India’s Soaring Ascent: Set to Become World’s Third-Largest Economy by 2030 (PUNE News)
India is on track to ascend as the world’s third-largest economy by 2027, surpassing both Japan and Germany, as per insights shared by analysts at Jefferies, an investment banking firm, in a recent report.
A mere decade ago, India held the ninth spot in the global economic landscape. However, recent data showcases a remarkable climb to the fifth position, boasting a nominal GDP of $3.4 trillion. Projections, highlighted by Business Insider, are anchored in India’s current economic momentum and a series of structural reforms that have reshaped its macroeconomic framework significantly.
Jefferies predicts India’s GDP to hit $5 trillion within the next four years, aiming for nearly double that figure by 2030, reaching close to $10 trillion. Bloomberg underscores this fiscal expansion, foreseeing an annual GDP growth rate of 6% over the next five years, outpacing most major economies. Furthermore, substantial growth is anticipated in Indian equity markets, with expected dollar-term returns of up to 10% over the next five to seven years.
In discussions with Ajit Parulekar, director of the Goa Institute of Management, and Vijay Pereira, president-elect of the Indian Academy of Management, and a distinguished professor at NEOMA Business School in France, the focus was on the factors fueling this optimistic outlook. They cited structural domestic flows and the potential for significant market capitalization growth beyond $10 trillion by 2030, driven by unicorn listings and other factors.
India’s economic surge can be attributed to a series of reforms implemented under Prime Minister Narendra Modi’s leadership, according to The Economist, which have bolstered its stability and attractiveness to international investors. Key among these reforms is the Goods and Services Tax (GST), which streamlined the country’s tax structure, easing business operations nationwide. Additionally, new bankruptcy laws have expedited insolvency resolution, while demonetization aims to combat corruption and reduce illicit financial activities.
The ‘Make in India’ initiative, launched in September 2014, has played a pivotal role in attracting investment, fostering innovation, advancing skills, and establishing modern manufacturing infrastructures.
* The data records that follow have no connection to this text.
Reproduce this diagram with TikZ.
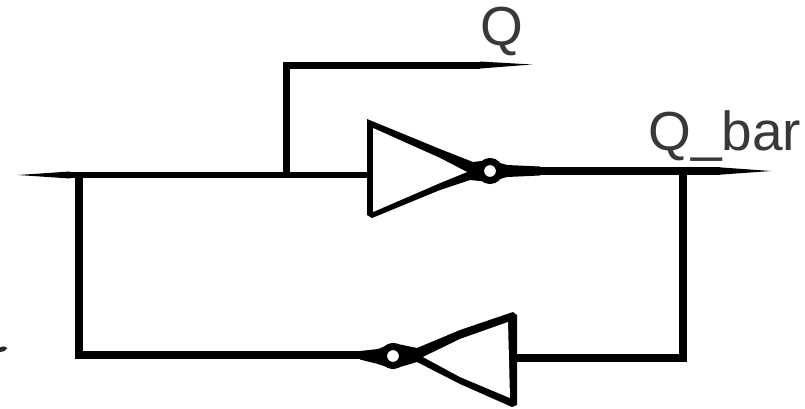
\documentclass[tikz,border=0pt]{standalone}
\usepackage{fontspec}
\setmainfont{Liberation Sans}
\tikzset{
  wire/.style={draw=black,line width=7pt,line join=miter},
  thinwire/.style={draw=black,line width=6pt},
  bubble/.style={circle,draw=black,line width=7pt,fill=white,minimum size=19pt,inner sep=0pt},
  lbl/.style={text=black!78,font=\fontsize{55}{55}\selectfont,inner sep=0pt},
  taper/.style={fill=black,draw=none}
}
\begin{document}
\begin{tikzpicture}[x=1pt,y=-1pt]
\useasboundingbox (0,0) rectangle (805,408);
% junction and end coordinates
\coordinate (inL) at (62,175);
\coordinate (jLeft) at (79,175);
\coordinate (jUp) at (286,175);
\coordinate (topC) at (286,65);
\coordinate (topEnd) at (480,65);
\coordinate (g1in) at (372,175);
\coordinate (jRight) at (683,171);
\coordinate (g2inR) at (683,358);
\coordinate (g2in) at (515,358);
\coordinate (botL) at (79,355);
\coordinate (botR) at (365,355);
\coordinate (g1out) at (535,171);
\coordinate (qEnd) at (720,171);
% wires
\draw[wire] (topEnd) -- (topC) -- (jUp);
\draw[thinwire] (inL) -- (g1in);
\draw[wire,line width=8pt] (jLeft) -- (botL) -- (botR);
\draw[wire,line width=8pt] (g1out) -- (qEnd);
\draw[wire,line width=8pt] (jRight) -- (g2inR) -- (g2in);
% tapered free ends
\fill[taper] (480,61.5) -- (532,64.5) -- (480,68.5) -- cycle;
\fill[taper] (70,171.5) -- (18,175) -- (70,178.5) -- cycle;
\fill[taper] (715,167) -- (771,171) -- (715,175) -- cycle;
% inverter 1
\fill[black] (367,119) -- (440,149) -- (473,162) -- (490,160) -- (507,165) -- (540,166.5) -- (540,175.5) -- (507,177) -- (490,182) -- (470,180) -- (440,190) -- (372,218) -- (367,215) -- cycle;
\fill[white] (373,128) -- (440,158) -- (467,172) -- (440,183) -- (373,212) -- cycle;
% inverter 2
\fill[black] (513,312) -- (517,315) -- (517,405) -- (512,407) -- (460,384) -- (417,362) -- (393,369) -- (378,364) -- (360,359.5) -- (360,351) -- (378,349) -- (393,343) -- (417,348) -- (460,330) -- cycle;
\fill[white] (508,322) -- (460,339) -- (423,357) -- (460,377) -- (510,398) -- cycle;
\node[bubble] (b1) at (490,171) {};
\node[bubble] (b2) at (393,356) {};
% labels
\node[lbl,anchor=base] (q) at (502,45) {Q};
\node[lbl,anchor=base west] (qbar) at (648,150) {Q\_bar};
% stray mark at the left edge
\fill[black!85] (0,347.5) .. controls (3,346) and (6,346) .. (7.5,348) .. controls (6,351) and (3,352) .. (0,352) -- cycle;
\end{tikzpicture}
\end{document}
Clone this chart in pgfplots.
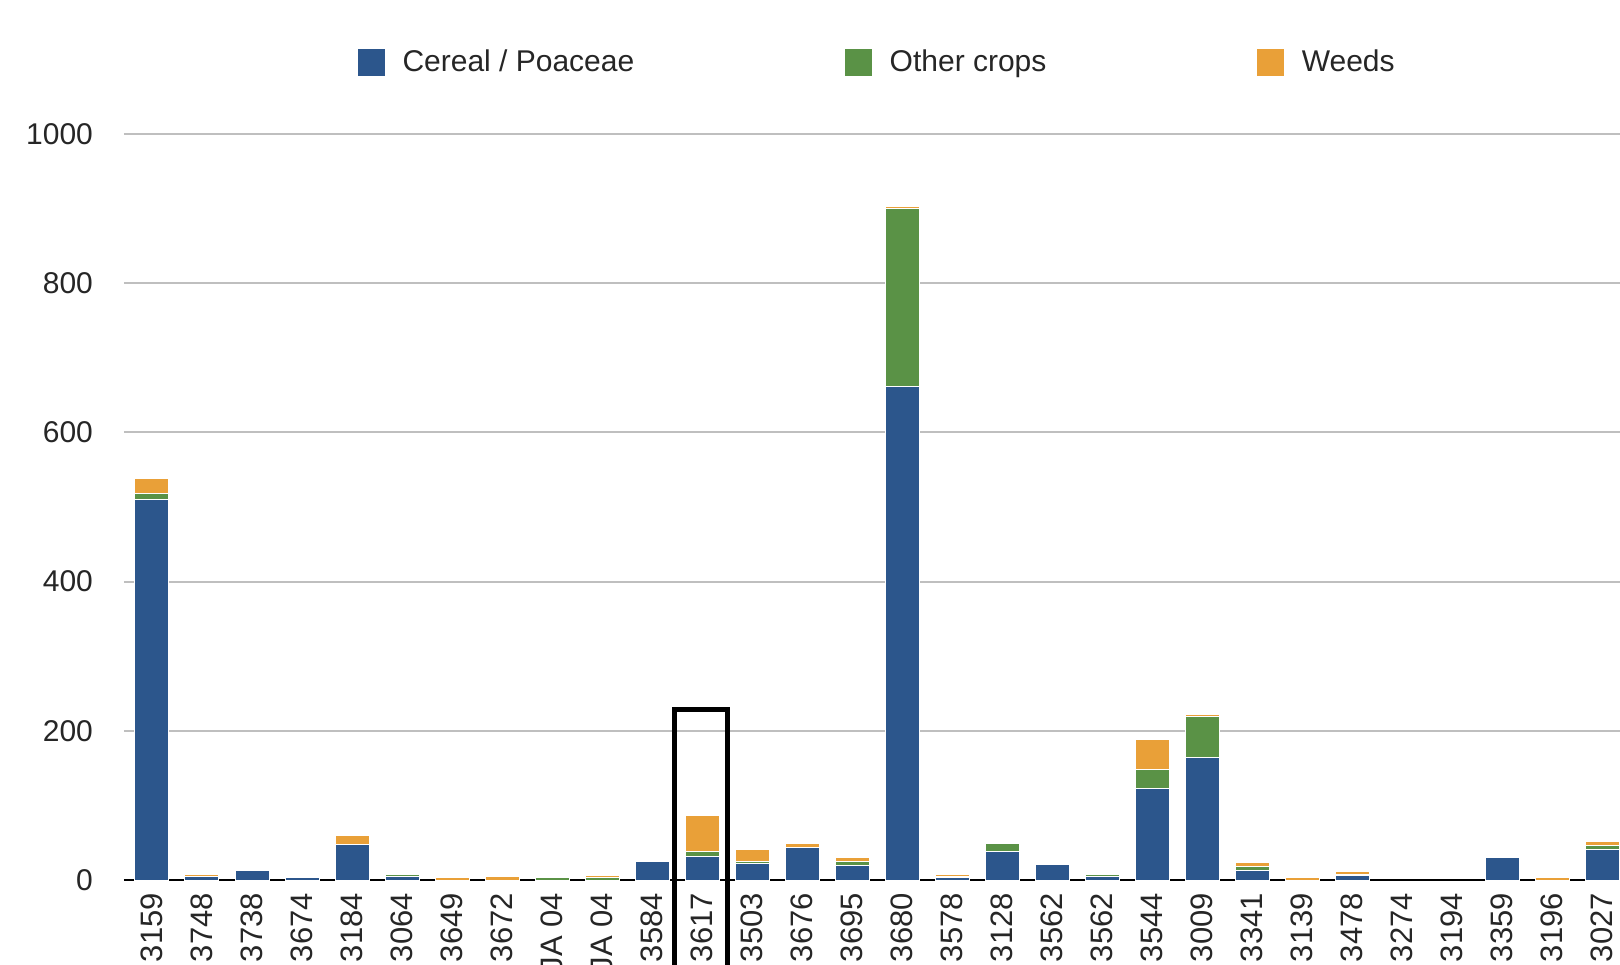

Parulekar and Pereira advocate for the evolution of this initiative into ‘Make in India 2.0’, emphasizing an investment-friendly ecosystem, infrastructure modernization, and increased openness to foreign direct investment (FDI), with a focus on private sector-led growth.
They stress the importance of improvements in the ease of doing business, pointing out that India’s ranking rose to 63rd in the World Bank’s Ease of Doing Business index in 2020, reflecting simplified processes and an enhanced business environment.
India has seen a significant uptick in FDI, with record-high inflows reaching $84.8 billion during the fiscal year 2021-2022, compared to $45.15 billion in 2014-2015 and a mere $2.2 billion two decades ago in 1999-2000. This surge suggests a growing interest from multinational corporations in India’s expanding sectors, potentially reshaping the global economic landscape.
Strategic partnerships and increased trade agreements could further elevate India’s economic stature, positioning it as a hub for innovation and industrial growth. As India’s economy continues to ascend, global leaders must adapt their strategies to leverage its growth for mutual benefit, embracing the complexities and opportunities it presents on the world stage.